By Erasmo Calzadilla

Centro Havana street. Photo: Caridad

I don’t know many of the particulars about what is happening with Honduras and Zelaya; after so many years of isolation and so many cumulative grudges with the television news here, I cannot catch up on all those events in just a few weeks.

Nonetheless, I have heard the basic details and I believe that this time I agree with the island’s press on two fundamental issues:

1: Zelaya should return to office without conditions.

2: The United States is sending out mixed signals.

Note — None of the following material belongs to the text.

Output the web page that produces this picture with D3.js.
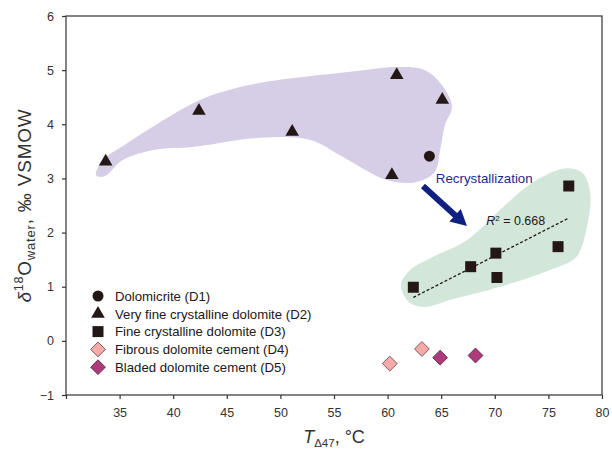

However, I’m beginning to feel a bit strange when I hear the Cuban news and journalists speak with such emphasis on “respect for the constitutional order” and see Cuba adding its name the group of nations that demand just that.

Yet the word “constitution” has never been one of the favored ones over these years of ideological bombardment here.  Any matter even remotely associated with it usually has to do with “pro-imperialistic dissident factions” that demand its respect or renewal.

In fact, there was not even a constitution in Cuba until nearly 15 years after the triumph of the Revolution, and even since then little or no effort has been made to make people aware of the laws by which their country is governed.

Contrary to Venezuela, where Chavez saw his constitution approved through a public referendum, the constitution here is a strange sort of creature.  People appear to function in Cuba inspired more by laws inscribed in their subconscious than by conventional, well-established and disclosed norms.

If we are suddenly interested in respect for constitutions, Fidel’s alerts that the Revolution is experiencing a historical moment it doesn’t surprise me.

What I believe quite healthy, after hearing so much about it, is that Cubans are becoming more familiar with that hallowed word and learning how to use it for their own benefit, for the respect of their own constitutional rights.